In deze zaak heeft de Rechtbank Amsterdam op 22 oktober 2021 uitspraak gedaan over een vordering tot overlevering op basis van een Europees Aanhoudingsbevel (EAB) dat was uitgevaardigd door het Parket van de procureur des Konings Antwerpen. De opgeëiste persoon, geboren in Suriname, werd beschuldigd van mensenhandel en had een vrijheidsstraf van twee jaar opgelegd gekregen door de Belgische rechtbank. De rechtbank heeft de identiteit van de opgeëiste persoon vastgesteld en de vordering behandeld op een openbare zitting op 8 oktober 2021, waarbij de officier van justitie en de raadsman van de opgeëiste persoon aanwezig waren.
De raadsman voerde aan dat de overlevering moest worden geweigerd omdat de opgeëiste persoon geen kennis had van het vonnis dat aan de overlevering ten grondslag lag. De officier van justitie betwistte dit en stelde dat de opgeëiste persoon op de zitting aanwezig was en voldoende op de hoogte was van de zaak. De rechtbank oordeelde dat er geen reden was om aan de informatie van de Belgische autoriteiten te twijfelen en dat de weigeringsgrond van artikel 12 van de Overleveringswet niet van toepassing was.

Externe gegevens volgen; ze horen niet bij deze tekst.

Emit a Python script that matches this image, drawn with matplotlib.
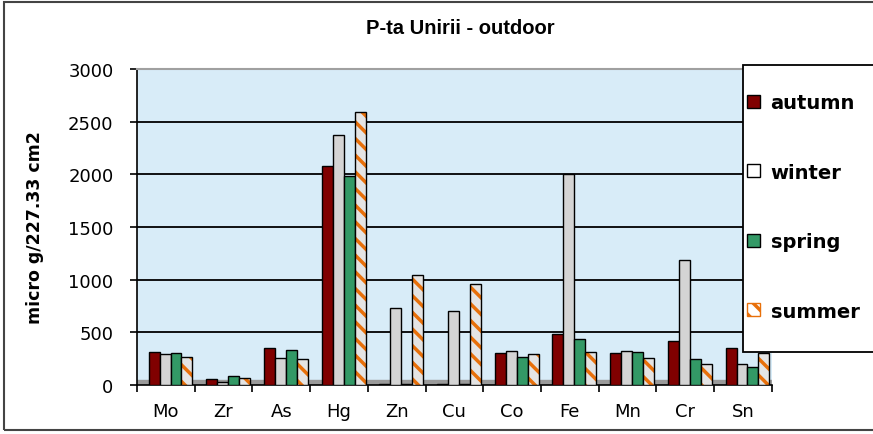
import matplotlib.pyplot as plt
import numpy as np
from matplotlib.patches import Patch, Rectangle

elements = ['Mo', 'Zr', 'As', 'Hg', 'Zn', 'Cu', 'Co', 'Fe', 'Mn', 'Cr', 'Sn']
autumn = [310, 60, 350, 2080, 10, 10, 300, 480, 300, 420, 350]
winter = [290, 30, 260, 2370, 730, 700, 320, 2000, 320, 1190, 200]
spring = [300, 90, 330, 1980, 5, 5, 270, 440, 310, 250, 170]
summer = [270, 70, 250, 2590, 1040, 960, 290, 310, 260, 200, 300]
seasons = ['autumn', 'winter', 'spring', 'summer']
yticks = [0, 500, 1000, 1500, 2000, 2500, 3000]

RED = '#800000'
GREEN = '#339966'
ORANGE = '#e8700a'

plt.rcParams['hatch.linewidth'] = 2.5

fig = plt.figure(figsize=(8.73, 4.35), dpi=100)
ax = fig.add_axes([0.157, 0.1126, 0.727, 0.7264])
ax.set_facecolor('#d8ecf8')

x = np.arange(len(elements))
w = 0.19
shift = 0.08

ax.axhspan(0, 45, color='#9a9a9a', zorder=1)
for v in [500, 1000, 1500, 2000, 2500]:
    ax.axhline(v, color='black', lw=1.3, zorder=1)

ax.bar(x + shift - 1.5 * w, autumn, w, color=RED, edgecolor='black', lw=1, zorder=3)
ax.bar(x + shift - 0.5 * w, winter, w, color='#d4d4d4', edgecolor='black', lw=1, zorder=3)
ax.bar(x + shift + 0.5 * w, spring, w, color=GREEN, edgecolor='black', lw=1, zorder=3)
ax.bar(x + shift + 1.5 * w, summer, w, color='#e4e4e4', edgecolor=ORANGE, lw=0,
       hatch='\\\\', zorder=3)
ax.bar(x + shift + 1.5 * w, summer, w, fill=False, edgecolor='black', lw=1, zorder=4)

ax.set_xlim(-0.5, len(elements) - 0.5)
ax.set_ylim(0, 3000)
ax.set_yticks(yticks)
ax.set_yticklabels([str(t) for t in yticks], fontsize=13)
ax.set_xticks(x)
ax.set_xticklabels(elements, fontsize=13)
ax.set_xticks(np.arange(len(elements) + 1) - 0.5, minor=True)
ax.tick_params(axis='x', which='major', length=0, pad=12)
ax.tick_params(axis='x', which='minor', length=5, width=1.2, direction='out')
ax.tick_params(axis='y', length=5, width=1.2, direction='out', pad=12)

ax.spines['left'].set_linewidth(1.2)
ax.spines['bottom'].set_linewidth(1.2)
ax.spines['top'].set_color('#a0a0a0')
ax.spines['top'].set_linewidth(1.5)
ax.spines['right'].set_visible(False)

ax.set_ylabel('micro g/227.33 cm2', fontsize=12.5, fontweight='bold', labelpad=17)
fig.text(0.527, 0.935, 'P-ta Unirii - outdoor', ha='center', va='center',
         fontsize=14.5, fontweight='bold', family='Liberation Sans')

# legend frame drawn separately so the box can be taller than its entries
fig.patches.append(Rectangle((0.851, 0.1885), 0.2, 0.6595, transform=fig.transFigure,
                             facecolor='white', edgecolor='black', lw=1.3, zorder=5))
handles = [
    Patch(facecolor=RED, edgecolor='black'),
    Patch(facecolor='white', edgecolor='black'),
    Patch(facecolor=GREEN, edgecolor='black'),
    Patch(facecolor='white', edgecolor=ORANGE, hatch='\\\\'),
]
leg = fig.legend(handles, seasons, loc='center left', bbox_to_anchor=(0.856, 0.522),
                 prop={'weight': 'bold', 'size': 14}, labelspacing=2.6, borderpad=0,
                 handlelength=0.65, handleheight=0.65, handletextpad=0.55,
                 frameon=False, borderaxespad=0)
leg.set_zorder(6)
for h in leg.legend_handles:
    h.set_linewidth(1)

fig.patches.append(Rectangle((0.005, 0.009), 1.2, 0.985, transform=fig.transFigure,
                             fill=False, edgecolor='#444444', lw=1.5))

fig.savefig('out.png', dpi=100)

Daarnaast werd er aandacht besteed aan de detentieomstandigheden in België. De rechtbank had eerder geconcludeerd dat er een reëel gevaar bestond voor onmenselijke behandeling in bepaalde Belgische detentie-instellingen. Echter, op basis van garanties van de Belgische autoriteiten dat de opgeëiste persoon in een geschikte cel zou worden ondergebracht, oordeelde de rechtbank dat er geen reëel gevaar bestond voor de opgeëiste persoon na overlevering. De rechtbank besloot uiteindelijk de overlevering toe te staan, omdat aan de eisen van de Overleveringswet was voldaan en er geen weigeringsgronden waren.